When I told my friends the next evening about my sexual encounter, they obviously wanted details. I relayed the Grindr messages, the dirty talk, the nerves I felt walking to his hotel room, but I skimmed over the specifics of the sex itself. I was worried they might write off this entire experience as essentially foreplay because no one had ‘been fucked’. Why did I feel I had to be cagey about the details? Why was penetration, an act far easier for straight people, the pinnacle?

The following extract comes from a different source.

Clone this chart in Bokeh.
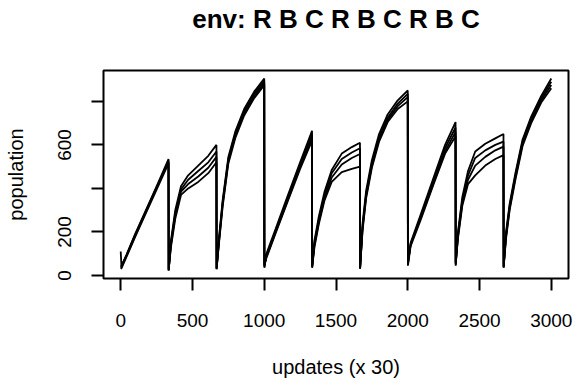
from bokeh.plotting import figure
from bokeh.models import Range1d, FixedTicker, Title
from bokeh.embed import file_html
from bokeh.resources import INLINE

title_text = "env: R B C R B C R B C"
x_label = "updates (x 30)"
y_label = "population"
x_ticks = [0, 500, 1000, 1500, 2000, 2500, 3000]
y_ticks = [0, 200, 400, 600, 800]
y_tick_labels = {0: "0", 200: "200", 400: "", 600: "600", 800: ""}

updates = [
    0, 5, 40, 100, 170, 250, 333,
    334, 350, 380, 420, 470, 540, 610, 667,
    668, 685, 710, 750, 800, 860, 930, 1000,
    1001, 1015, 1080, 1160, 1250, 1333,
    1334, 1350, 1380, 1420, 1470, 1540, 1610, 1667,
    1668, 1685, 1710, 1750, 1800, 1860, 1930, 2000,
    2001, 2020, 2090, 2180, 2260, 2333,
    2334, 2350, 2380, 2420, 2470, 2540, 2610, 2667,
    2668, 2685, 2710, 2750, 2800, 2860, 2930, 3000,
]

run1 = [
    110, 42, 95, 190, 292, 410, 535,
    22, 160, 300, 410, 460, 505, 550, 600,
    30, 175, 345, 545, 665, 765, 845, 905,
    35, 100, 215, 360, 520, 665,
    40, 160, 270, 385, 485, 560, 590, 610,
    30, 240, 390, 530, 650, 740, 805, 850,
    50, 150, 280, 450, 600, 705,
    50, 200, 360, 480, 570, 605, 630, 650,
    40, 200, 330, 470, 625, 730, 825, 905,
]
run2 = [
    35, 38, 90, 182, 285, 402, 528,
    25, 150, 285, 395, 440, 480, 520, 570,
    32, 165, 335, 535, 655, 755, 835, 895,
    40, 90, 205, 350, 510, 650,
    35, 150, 255, 370, 470, 535, 565, 585,
    35, 225, 375, 515, 635, 725, 790, 835,
    55, 145, 270, 435, 585, 680,
    55, 190, 345, 460, 540, 575, 600, 615,
    38, 190, 320, 460, 615, 720, 815, 890,
]
run3 = [
    30, 33, 85, 176, 278, 395, 515,
    28, 140, 275, 385, 420, 455, 495, 545,
    28, 155, 325, 525, 645, 745, 825, 885,
    45, 85, 200, 340, 500, 635,
    45, 140, 245, 355, 450, 510, 540, 558,
    32, 215, 365, 505, 625, 715, 778, 820,
    60, 140, 265, 425, 570, 660,
    45, 180, 330, 440, 505, 545, 575, 592,
    35, 180, 310, 450, 605, 710, 805, 875,
]
run4 = [
    40, 45, 92, 185, 288, 405, 520,
    24, 130, 260, 370, 400, 430, 470, 520,
    35, 150, 315, 515, 635, 735, 815, 875,
    50, 80, 195, 335, 490, 620,
    38, 130, 235, 345, 430, 475, 490, 500,
    38, 205, 355, 495, 615, 705, 765, 800,
    45, 135, 255, 420, 560, 640,
    60, 170, 320, 420, 460, 505, 535, 553,
    42, 170, 300, 440, 595, 700, 795, 860,
]
runs = [run1, run2, run3, run4]

FONT = "Liberation Sans"

p = figure(width=574, height=381, output_backend="svg", toolbar_location=None,
           x_range=Range1d(-120, 3120), y_range=Range1d(-14, 942),
           min_border_left=103, min_border_right=6, min_border_top=70,
           min_border_bottom=103)

# empty spacer title next to the frame, the real title stacked above it
p.add_layout(Title(text=" ", text_font_size="31px", standoff=0), "above")
p.add_layout(Title(text=title_text, align="center", text_font=FONT,
                   text_font_size="26px", text_font_style="bold",
                   text_color="black", standoff=0), "above")

p.xgrid.visible = False
p.ygrid.visible = False
p.outline_line_color = "black"
p.outline_line_width = 2
p.background_fill_color = "white"
p.border_fill_color = "white"

for r in runs:
    p.line(updates, r, line_color="black", line_width=1.8)

for ax in (p.xaxis[0], p.yaxis[0]):
    ax.axis_line_color = None
    ax.major_tick_out = 12
    ax.major_tick_in = 0
    ax.major_tick_line_width = 2
    ax.major_tick_line_color = "black"
    ax.minor_tick_line_color = None
    ax.major_label_text_font = FONT
    ax.major_label_text_font_size = "19px"
    ax.major_label_text_color = "black"
    ax.axis_label_text_font = FONT
    ax.axis_label_text_font_size = "20px"
    ax.axis_label_text_font_style = "normal"
    ax.axis_label_text_color = "black"

p.xaxis.ticker = FixedTicker(ticks=x_ticks)
p.xaxis.axis_label = x_label
p.xaxis.major_label_standoff = 23
p.xaxis.axis_label_standoff = 26

p.yaxis.ticker = FixedTicker(ticks=y_ticks)
p.yaxis.major_label_overrides = y_tick_labels
p.yaxis.major_label_orientation = "vertical"
p.yaxis.axis_label = y_label
p.yaxis.major_label_standoff = 20
p.yaxis.axis_label_standoff = 29

open("out.html", "w").write(file_html(p, INLINE))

Over the next few months, to seemingly prove something, I burned through men, mostly casual hook-ups and one semi-serious whatevership with an American artist, but no penetration. There were moments I revelled in; the man who left his door unlocked and waited in nothing but a blindfold, a seemingly shy man who dominated me in an Airbnb, and the first drunken, weed-hazed, night with the artist. I found intimacy in ways my straight friends didn’t – in handjobs, in blowjobs, in dirty talk, in submission, in spit, in kisses, in long-held glances, on webcams, and in sweat. Yet, to some, I was a virgin because I hadn’t ever let penetration enter my sexual lexicon.

What is sex from a queer perspective, I wondered. Did it include my Twitter sexting with a man who lives in Germany, online role-play in chatrooms, wanking with men on Skype, voyeurism, or edging? It struck me that sex is not fixed but rather something fluid, ever-changing, and subjective.

The heteronormative perimeters of sex made me feel outside of something, even as my ‘number’ rose above some of my friends. It was as if what I desired was somehow less than what my straight friends did and that I should change. Now, as I run through the men I’ve slept with, I know that it doesn’t, nor should it, matter if they’ve been inside of me or I them.

Sex, for me, is as I define it and it’s simply about the pursuit of pleasure; however I try and seek it.